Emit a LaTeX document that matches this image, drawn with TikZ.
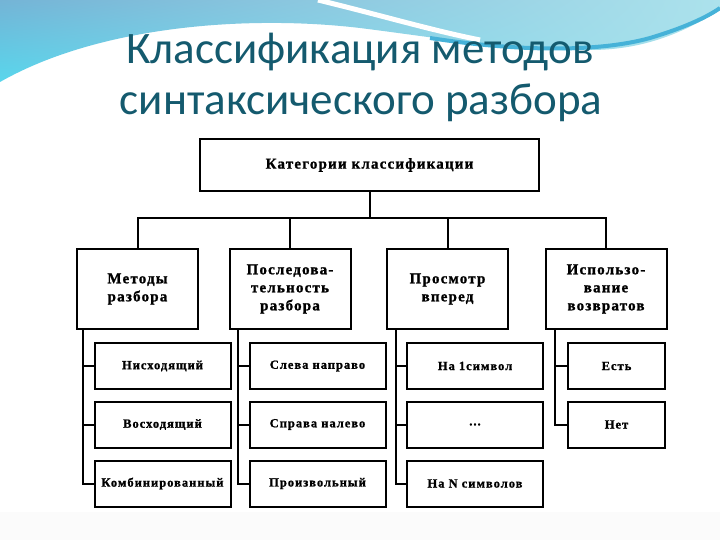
\documentclass[tikz,border=0pt]{standalone}
\usepackage{fontspec}
\usetikzlibrary{shadings}
\newfontfamily\titlefont{Carlito}
\newfontfamily\boxfont[LetterSpace=8, BoldFeatures={FakeBold=1.2}]{Liberation Serif}
\definecolor{titleteal}{RGB}{20,90,110}
\definecolor{skydark}{RGB}{116,180,214}
\definecolor{skycyan}{RGB}{88,214,236}
\definecolor{skylight}{RGB}{172,226,236}
\definecolor{skyband}{RGB}{70,178,216}
\begin{document}
\begin{tikzpicture}[
      x=1pt, y=-1pt,
      box/.style={
        draw, line width=2pt, fill=white, align=center,
        inner sep=1pt, font=\boxfont\bfseries
      },
      headbox/.style={
        box, minimum width=339, minimum height=52,
        font=\boxfont\bfseries\fontsize{15}{18}\selectfont
      },
      catbox/.style={
        box, minimum width=121, minimum height=80,
        font=\boxfont\bfseries\fontsize{15}{18}\selectfont
      },
      leafbox/.style={
        box, minimum width=136, minimum height=46,
        font=\boxfont\bfseries\fontsize{12.5}{15}\selectfont
      },
      link/.style={line width=2pt, black},
      titletext/.style={
        anchor=base, text=titleteal, inner sep=0,
        font=\titlefont\fontsize{45}{50}\selectfont
      }
    ]
    \useasboundingbox (0,0) rectangle (720,540);
    \fill[white] (0,0) rectangle (720,540);
    \fill[gray!3] (0,512) rectangle (720,540);

    % Sky swoosh at the top.
    \shade[upper left=skydark, lower left=skycyan,
           upper right=skylight, lower right=skylight]
      (0,0) -- (720,0) -- (720,10)
      .. controls (680,35) and (640,50) .. (590,50)
      .. controls (520,52) and (440,38) .. (360,28)
      .. controls (250,15) and (100,25) .. (0,82) -- cycle;
    \draw[skyband, line width=4pt]
      (430,38) .. controls (520,52) and (600,52) .. (650,38)
      .. controls (690,26) and (710,15) .. (720,8);
    \draw[white, line width=5pt]
      (318,0) .. controls (380,15) and (430,30) .. (480,40);

    % Title.
    \node[titletext] (title1) at (360,64)  {Классификация методов};
    \node[titletext] (title2) at (361,115) {синтаксического разбора};

    % Root and the four categories.
    \node[headbox] (cat) at (369.5,165) {Категории классификации};

    \node[catbox] (m1) at (137.5,289) {Методы\\разбора};
    \node[catbox] (m2) at (290,289)   {Последова-\\тельность\\разбора};
    \node[catbox] (m3) at (447.5,289) {Просмотр\\вперед};
    \node[catbox] (m4) at (606,289)   {Использо-\\вание\\возвратов};

    % Leaves, one column per category.
    \node[leafbox] (s11) at (162.5,366)   {Нисходящий};
    \node[leafbox] (s12) at (162.5,424.5) {Восходящий};
    \node[leafbox] (s13) at (162.5,483.5) {Комбинированный};

    \node[leafbox] (s21) at (317.5,366)   {Слева направо};
    \node[leafbox] (s22) at (317.5,424.5) {Справа налево};
    \node[leafbox] (s23) at (317.5,483.5) {Произвольный};

    \node[leafbox] (s31) at (475,366)   {На 1символ};
    \node[leafbox] (s32) at (475,424.5) {...};
    \node[leafbox] (s33) at (475,483.5) {На N символов};

    \node[leafbox, minimum width=97] (s41) at (616.5,366)   {Есть};
    \node[leafbox, minimum width=97] (s42) at (616.5,424.5) {Нет};

    % Root to categories.
    \coordinate (hub) at (369.5,218);
    \draw[link] (cat) -- (hub);
    \draw[link] (m1.north) |- (hub) -| (m4.north);
    \draw[link] (m2.north) -- (m2.north |- hub);
    \draw[link] (m3.north) -- (m3.north |- hub);

    % Trunks down the left side of each column.
    \coordinate (t1) at (83,329);
    \coordinate (t2) at (238,329);
    \coordinate (t3) at (396,329);
    \coordinate (t4) at (555,329);
    \draw[link] (t1) |- (s13.west);
    \draw[link] (t1 |- s11.west) -- (s11.west);
    \draw[link] (t1 |- s12.west) -- (s12.west);
    \draw[link] (t2) |- (s23.west);
    \draw[link] (t2 |- s21.west) -- (s21.west);
    \draw[link] (t2 |- s22.west) -- (s22.west);
    \draw[link] (t3) |- (s33.west);
    \draw[link] (t3 |- s31.west) -- (s31.west);
    \draw[link] (t3 |- s32.west) -- (s32.west);
    \draw[link] (t4) |- (s42.west);
    \draw[link] (t4 |- s41.west) -- (s41.west);
  \end{tikzpicture}
\end{document}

------------------------------------

◆ GIVEN PROBLEM ◆
Every line should be retyped exactly, with the pictures omitted.

◆ EXERCISE OUTPUT ◆
Emit a LaTeX document that matches this image, drawn with TikZ.
\documentclass[tikz,border=0pt]{standalone}
\usepackage{fontspec}
\usetikzlibrary{shadings}
\newfontfamily\titlefont{Carlito}
\newfontfamily\boxfont[LetterSpace=8, BoldFeatures={FakeBold=1.2}]{Liberation Serif}
\definecolor{titleteal}{RGB}{20,90,110}
\definecolor{skydark}{RGB}{116,180,214}
\definecolor{skycyan}{RGB}{88,214,236}
\definecolor{skylight}{RGB}{172,226,236}
\definecolor{skyband}{RGB}{70,178,216}
\begin{document}
\begin{tikzpicture}[
      x=1pt, y=-1pt,
      box/.style={
        draw, line width=2pt, fill=white, align=center,
        inner sep=1pt, font=\boxfont\bfseries
      },
      headbox/.style={
        box, minimum width=339, minimum height=52,
        font=\boxfont\bfseries\fontsize{15}{18}\selectfont
      },
      catbox/.style={
        box, minimum width=121, minimum height=80,
        font=\boxfont\bfseries\fontsize{15}{18}\selectfont
      },
      leafbox/.style={
        box, minimum width=136, minimum height=46,
        font=\boxfont\bfseries\fontsize{12.5}{15}\selectfont
      },
      link/.style={line width=2pt, black},
      titletext/.style={
        anchor=base, text=titleteal, inner sep=0,
        font=\titlefont\fontsize{45}{50}\selectfont
      }
    ]
    \useasboundingbox (0,0) rectangle (720,540);
    \fill[white] (0,0) rectangle (720,540);
    \fill[gray!3] (0,512) rectangle (720,540);

    % Sky swoosh at the top.
    \shade[upper left=skydark, lower left=skycyan,
           upper right=skylight, lower right=skylight]
      (0,0) -- (720,0) -- (720,10)
      .. controls (680,35) and (640,50) .. (590,50)
      .. controls (520,52) and (440,38) .. (360,28)
      .. controls (250,15) and (100,25) .. (0,82) -- cycle;
    \draw[skyband, line width=4pt]
      (430,38) .. controls (520,52) and (600,52) .. (650,38)
      .. controls (690,26) and (710,15) .. (720,8);
    \draw[white, line width=5pt]
      (318,0) .. controls (380,15) and (430,30) .. (480,40);

    % Title.
    \node[titletext] (title1) at (360,64)  {Классификация методов};
    \node[titletext] (title2) at (361,115) {синтаксического разбора};

    % Root and the four categories.
    \node[headbox] (cat) at (369.5,165) {Категории классификации};

    \node[catbox] (m1) at (137.5,289) {Методы\\разбора};
    \node[catbox] (m2) at (290,289)   {Последова-\\тельность\\разбора};
    \node[catbox] (m3) at (447.5,289) {Просмотр\\вперед};
    \node[catbox] (m4) at (606,289)   {Использо-\\вание\\возвратов};

    % Leaves, one column per category.
    \node[leafbox] (s11) at (162.5,366)   {Нисходящий};
    \node[leafbox] (s12) at (162.5,424.5) {Восходящий};
    \node[leafbox] (s13) at (162.5,483.5) {Комбинированный};

    \node[leafbox] (s21) at (317.5,366)   {Слева направо};
    \node[leafbox] (s22) at (317.5,424.5) {Справа налево};
    \node[leafbox] (s23) at (317.5,483.5) {Произвольный};

    \node[leafbox] (s31) at (475,366)   {На 1символ};
    \node[leafbox] (s32) at (475,424.5) {...};
    \node[leafbox] (s33) at (475,483.5) {На N символов};

    \node[leafbox, minimum width=97] (s41) at (616.5,366)   {Есть};
    \node[leafbox, minimum width=97] (s42) at (616.5,424.5) {Нет};

    % Root to categories.
    \coordinate (hub) at (369.5,218);
    \draw[link] (cat) -- (hub);
    \draw[link] (m1.north) |- (hub) -| (m4.north);
    \draw[link] (m2.north) -- (m2.north |- hub);
    \draw[link] (m3.north) -- (m3.north |- hub);

    % Trunks down the left side of each column.
    \coordinate (t1) at (83,329);
    \coordinate (t2) at (238,329);
    \coordinate (t3) at (396,329);
    \coordinate (t4) at (555,329);
    \draw[link] (t1) |- (s13.west);
    \draw[link] (t1 |- s11.west) -- (s11.west);
    \draw[link] (t1 |- s12.west) -- (s12.west);
    \draw[link] (t2) |- (s23.west);
    \draw[link] (t2 |- s21.west) -- (s21.west);
    \draw[link] (t2 |- s22.west) -- (s22.west);
    \draw[link] (t3) |- (s33.west);
    \draw[link] (t3 |- s31.west) -- (s31.west);
    \draw[link] (t3 |- s32.west) -- (s32.west);
    \draw[link] (t4) |- (s42.west);
    \draw[link] (t4 |- s41.west) -- (s41.west);
  \end{tikzpicture}
\end{document}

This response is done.